_STATED PROBLEM_
Copy out each line of the material below that holds the string "with".

_SOURCE RECORDS_
↓

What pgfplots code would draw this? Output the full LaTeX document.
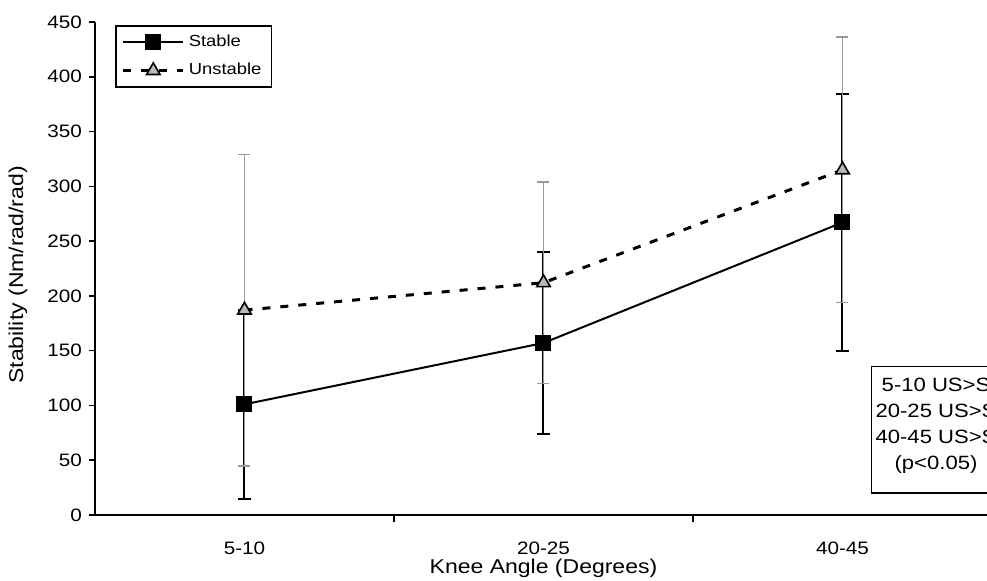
\documentclass[border=0pt]{standalone}
\usepackage{pgfplots}
\pgfplotsset{compat=1.18}
\usepackage{fontspec}
\setmainfont[FakeStretch=1.15]{Liberation Sans}
\pgfplotstableread{
x y err
0 101 86
1 157 83
2 267 117
}\stable
\pgfplotstableread{
x y err
0 187 142
1 212 92
2 315 121
}\unstable
\begin{document}
\begin{tikzpicture}
\path[use as bounding box] (-47.5pt,-33pt) rectangle (446pt,257.5pt);
\begin{axis}[
  at={(0,0)}, anchor=south west,
  scale only axis, width=448.5pt, height=246.5pt,
  xmin=-0.5, xmax=2.5, ymin=0, ymax=450,
  clip=false,
  axis x line=bottom, axis y line=left,
  axis line style={-, line width=0.8pt, black},
  every tick/.style={black, line width=0.8pt},
  tick align=outside,
  major tick length=3pt, minor tick length=3.5pt,
  xtick={0,1,2}, xticklabels={5-10,20-25,40-45},
  major x tick style={draw=none},
  minor xtick={0.5,1.5,2.5},
  ytick={0,50,...,450},
  /pgf/number format/assume math mode=true,
  tick label style={font=\fontsize{9}{10}\selectfont},
  xticklabel style={yshift=-7pt},
  xlabel={Knee Angle (Degrees)},
  ylabel={Stability (Nm/rad/rad)},
  label style={font=\fontsize{10}{12}\selectfont},
  x label style={at={(axis description cs:0.5,0)}, anchor=center, yshift=-26.5pt},
  y label style={at={(axis description cs:-0.0859,0.487)}, anchor=center},
  legend image code/.code={\draw[mark repeat=2,mark phase=2,#1] plot coordinates {(0pt,0pt) (15pt,0pt) (30pt,0pt)};},
  legend style={at={(rel axis cs:0.0223,0.994)}, anchor=north west, draw=black, line width=0.8pt,
    font=\fontsize{8}{9.6}\selectfont, inner xsep=3pt, inner ysep=2.5pt, row sep=3pt,
    cells={anchor=west}},
]
\addplot[black, line width=1pt, mark=square*, mark size=3.5pt, mark options={solid, fill=black},
  error bars/.cd, y dir=both, y explicit,
  error bar style={black, line width=1pt, solid},
  error mark options={rotate=90, black, line width=1pt, mark size=3.2pt, solid}]
  table[x=x, y=y, y error=err] {\stable};
\addlegendentry{Stable}
\addplot[black, line width=1.5pt, dash pattern=on 4pt off 5pt, mark=triangle*, mark size=3.9pt,
  mark options={solid, fill=gray!55, draw=black, line width=0.8pt},
  error bars/.cd, y dir=both, y explicit,
  error bar style={gray!80, line width=0.9pt, solid},
  error mark options={rotate=90, gray!80, line width=0.9pt, mark size=3pt, solid}]
  table[x=x, y=y, y error=err] {\unstable};
\addlegendentry{Unstable}
\node[draw=black, line width=0.6pt, fill=white, anchor=north west, align=center,
  inner xsep=2pt, inner ysep=5.6pt, font=\fontsize{9.6}{13}\selectfont]
  at (rel axis cs:0.8651,0.3022)
  {5-10 US>S\\20-25 US>S\\40-45 US>S\\(p<0.05)\rule[-6.3pt]{0pt}{6.3pt}};
\end{axis}
\end{tikzpicture}
\end{document}
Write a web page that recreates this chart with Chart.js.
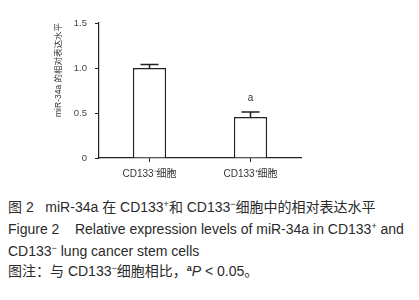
<!DOCTYPE html>
<html>
<head>
<meta charset="utf-8">
<script src="https://cdn.jsdelivr.net/npm/chart.js@4.4.1/dist/chart.umd.min.js"></script>
<style>
  html, body { margin: 0; padding: 0; background: #fff; }
  body { width: 419px; height: 300px; position: relative; overflow: hidden; }
  #wrap { position: absolute; left: 0; top: 0; width: 419px; height: 190px; }
  .cap {
    position: absolute; left: 8px; white-space: nowrap;
    font-family: "Liberation Sans", "Noto Sans CJK SC", sans-serif;
    font-size: 14px; line-height: 20px; color: #2a2a2a;
  }
  .cap sup { font-size: 9px; vertical-align: 5px; line-height: 0; }
</style>
</head>
<body>
<div id="wrap"><canvas id="barChart"></canvas></div>

<div class="cap" style="top:197px">图 2&nbsp;&nbsp;&nbsp;miR-34a 在 CD133<sup>+</sup>和 CD133<sup>−</sup>细胞中的相对表达水平</div>
<div class="cap" style="top:219px">Figure 2&nbsp;&nbsp;&nbsp;&nbsp;Relative expression levels of miR-34a in CD133<sup>+</sup> and</div>
<div class="cap" style="top:241px">CD133<sup>−</sup> lung cancer stem cells</div>
<div class="cap" style="top:261px">图注：与 CD133<sup>−</sup>细胞相比，<sup><b>a</b></sup><i>P</i> &lt; 0.05。</div>

<script>
// data
const categories = ["CD133⁻细胞", "CD133⁺细胞"];
const means = [1.0, 0.455];
const errors = [0.04, 0.055];
const sigLabels = ["", "a"];
const yTicks = [0, 0.5, 1.0, 1.5];

const fontFamily = '"Liberation Sans", "Noto Sans CJK SC", sans-serif';
const ink = "#222";

// error bars + significance letter
const errorBarPlugin = {
  id: "errorBars",
  afterDatasetsDraw(chart) {
    const ctx = chart.ctx;
    const yScale = chart.scales.y;
    const meta = chart.getDatasetMeta(0);
    ctx.save();
    ctx.strokeStyle = ink;
    ctx.lineWidth = 1.5;
    meta.data.forEach((bar, i) => {
      const yTop = yScale.getPixelForValue(means[i] + errors[i]);
      const yBar = yScale.getPixelForValue(means[i]);
      ctx.beginPath();
      ctx.moveTo(bar.x, yBar);
      ctx.lineTo(bar.x, yTop);
      ctx.moveTo(bar.x - 9, yTop);
      ctx.lineTo(bar.x + 9, yTop);
      ctx.stroke();
      if (sigLabels[i]) {
        ctx.fillStyle = "#333";
        ctx.font = "10px " + fontFamily;
        ctx.textAlign = "center";
        ctx.textBaseline = "middle";
        ctx.fillText(sigLabels[i], bar.x, yTop - 14);
      }
    });
    ctx.restore();
  },
};

const ctx = document.getElementById("barChart").getContext("2d");
new Chart(ctx, {
  type: "bar",
  data: {
    labels: categories,
    datasets: [
      {
        data: means,
        backgroundColor: "#fff",
        borderColor: ink,
        borderWidth: 1.5,
        borderSkipped: "bottom",
        barPercentage: 0.33,
        categoryPercentage: 1,
      },
    ],
  },
  options: {
    responsive: true,
    maintainAspectRatio: false,
    animation: false,
    layout: { padding: { left: 0, right: 118, top: 23, bottom: 0 } },
    plugins: {
      legend: { display: false },
      tooltip: { enabled: false },
    },
    scales: {
      x: {
        offset: true,
        border: { color: ink, width: 1.2 },
        grid: { offset: false, drawOnChartArea: false, drawTicks: true, tickLength: 4, color: ink },
        ticks: {
          color: "#333",
          padding: 6,
          font: { family: fontFamily, size: 10 },
        },
        afterFit: (scale) => { scale.height = 32; },
      },
      y: {
        min: 0,
        max: 1.5,
        border: { color: ink, width: 1.2 },
        grid: { drawOnChartArea: false, drawTicks: true, tickLength: 4, color: ink },
        afterBuildTicks: (scale) => {
          scale.ticks = yTicks.map((v) => ({ value: v }));
        },
        ticks: {
          color: "#444",
          padding: 8,
          font: { family: fontFamily, size: 9.5 },
          callback: (v) => (v === 0 ? "0" : Number(v).toFixed(1)),
        },
        title: {
          display: true,
          text: "miR-34a 的相对表达水平",
          align: "end",
          color: "#333",
          padding: { top: 54, bottom: 0 },
          font: { family: fontFamily, size: 8.5 },
        },
        afterFit: (scale) => { scale.width = 99; },
      },
    },
  },
  plugins: [errorBarPlugin],
});
</script>
</body>
</html>
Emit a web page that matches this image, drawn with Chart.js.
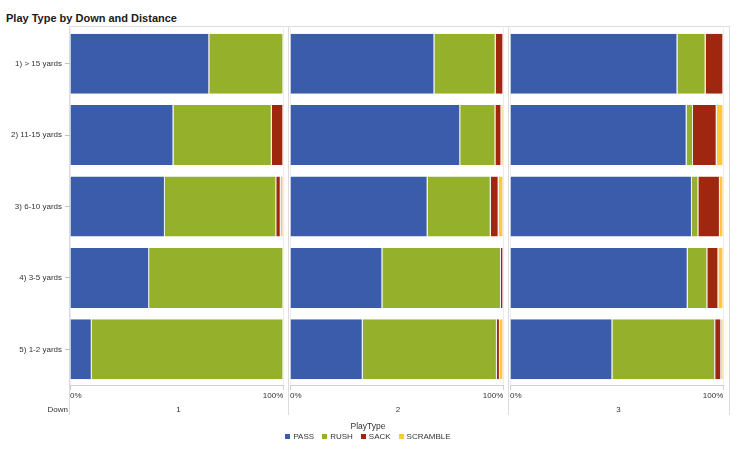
<!DOCTYPE html>
<html>
<head>
<meta charset="utf-8">
<script src="https://cdn.jsdelivr.net/npm/chart.js@4.4.1/dist/chart.umd.min.js"></script>
<style>
  body { margin: 0; width: 740px; height: 449px; position: relative; background: #fff; overflow: hidden;
         font-family: "Liberation Sans", Arial, sans-serif; color: #333; }
  .abs { position: absolute; }
  .panel { position: absolute; top: 0; height: 449px; }
  .vline { position: absolute; width: 1px; background: #dcdcdc; }
  .hline { position: absolute; height: 1px; background: #dcdcdc; }
  #legend { position: absolute; left: 0; width: 736px; top: 421px; text-align: center; font-size: 8px; }
  #legend .ttl { font-size: 8.5px; line-height: 10px; }
  #legend .items { display: flex; justify-content: center; align-items: center; margin-top: 1px; }
  #legend .sw { display: inline-block; width: 5px; height: 5px; margin-right: 3px; }
  #legend .it { display: flex; align-items: center; margin: 0 4px; }
</style>
</head>
<body>
<div class="abs" style="left:6px;top:12px;font-size:11px;font-weight:bold;color:#1a1a1a;line-height:12px;">Play Type by Down and Distance</div>

<div class="hline" style="left:69px;top:26px;width:661px;"></div>
<div class="vline" style="left:69px;top:26px;height:389px;"></div>
<div class="vline" style="left:288px;top:26px;height:389px;"></div>
<div class="vline" style="left:508px;top:26px;height:389px;"></div>
<div class="vline" style="left:729px;top:26px;height:389px;"></div>

<div class="panel" style="left:0;width:289px;"><canvas id="c1"></canvas></div>
<div class="panel" style="left:288px;width:220px;"><canvas id="c2"></canvas></div>
<div class="panel" style="left:508px;width:222px;"><canvas id="c3"></canvas></div>

<div class="abs" style="left:0;width:68px;top:405px;text-align:right;font-size:8px;">Down</div>
<div id="downLabels"></div>
<div id="legend"><div class="ttl">PlayType</div><div class="items"></div></div>

<script>
const categories = ['1) > 15 yards', '2) 11-15 yards', '3) 6-10 yards', '4) 3-5 yards', '5) 1-2 yards'];
const downs = ['1', '2', '3'];
const playTypes = ['PASS', 'RUSH', 'SACK', 'SCRAMBLE'];
const typeColors = ['#3b5bab', '#95b12b', '#a0270f', '#fcca3a'];

// share of plays per distance row, one array per down
const passShare = [
    [0.653, 0.485, 0.445, 0.371, 0.102],
    [0.677, 0.798, 0.645, 0.433, 0.341],
    [0.785, 0.828, 0.853, 0.833, 0.480]
];
const rushShare = [
    [0.347, 0.461, 0.522, 0.629, 0.898],
    [0.287, 0.165, 0.296, 0.556, 0.629],
    [0.132, 0.030, 0.030, 0.092, 0.482]
];
const sackShare = [
    [0, 0.054, 0.021, 0, 0],
    [0.036, 0.028, 0.037, 0.011, 0.014],
    [0.083, 0.111, 0.101, 0.052, 0.028]
];
const scrambleShare = [
    [0, 0, 0.012, 0, 0],
    [0, 0.009, 0.022, 0, 0.016],
    [0, 0.031, 0.016, 0.023, 0.010]
];
const shares = [passShare, rushShare, sackShare, scrambleShare];

const tickFont = { family: '"Liberation Sans", Arial, sans-serif', size: 8 };

function makePanel(id, d, showY, padL, padR) {
    new Chart(document.getElementById(id), {
        type: 'bar',
        data: {
            labels: categories,
            datasets: playTypes.map((t, k) => ({
                label: t,
                data: shares[k][d],
                backgroundColor: typeColors[k],
                borderColor: 'rgba(235,235,235,0.9)',
                borderWidth: { top: 0, bottom: 0, left: 0, right: 1 },
                borderSkipped: false,
                barPercentage: 0.84,
                categoryPercentage: 1
            }))
        },
        options: {
            indexAxis: 'y',
            responsive: true,
            maintainAspectRatio: false,
            animation: false,
            layout: { padding: { top: 28, left: padL, right: padR, bottom: 0 } },
            plugins: { legend: { display: false }, tooltip: { enabled: false } },
            scales: {
                x: {
                    stacked: true,
                    min: 0,
                    max: 1,
                    ticks: {
                        stepSize: 1,
                        align: 'inner',
                        padding: 1,
                        font: tickFont,
                        color: '#333',
                        maxRotation: 0,
                        callback: v => (v * 100) + '%'
                    },
                    grid: { color: '#ececec', tickLength: 5, tickColor: '#d0d0d0' },
                    border: { color: '#d0d0d0' },
                    afterFit: s => { s.height = 64; }
                },
                y: {
                    stacked: true,
                    display: showY,
                    ticks: { font: tickFont, color: '#333', padding: 3 },
                    grid: { drawOnChartArea: false, offset: false, tickLength: 5, tickColor: '#c0c0c0' },
                    border: { display: false },
                    afterFit: s => { if (showY) s.width = 70; }
                }
            }
        }
    });
}

makePanel('c1', 0, true, 0, 5.7);
makePanel('c2', 1, false, 2, 4.7);
makePanel('c3', 2, false, 2, 6.7);

// down labels under each panel
const cells = [[69, 288], [288, 508], [508, 729]];
const dl = document.getElementById('downLabels');
downs.forEach((d, i) => {
    const el = document.createElement('div');
    el.className = 'abs';
    el.style.cssText = `left:${cells[i][0]}px;width:${cells[i][1] - cells[i][0]}px;top:405px;text-align:center;font-size:8px;`;
    el.textContent = d;
    dl.appendChild(el);
});

// legend
const items = document.querySelector('#legend .items');
playTypes.forEach((t, k) => {
    const it = document.createElement('span');
    it.className = 'it';
    it.innerHTML = `<span class="sw" style="background:${typeColors[k]}"></span>${t}`;
    items.appendChild(it);
});
</script>
</body>
</html>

↑

_RESPONSE TO THE EXERCISE_
Write a web page that recreates this chart with Chart.js.
Emit a web page that matches this image, drawn with Chart.js.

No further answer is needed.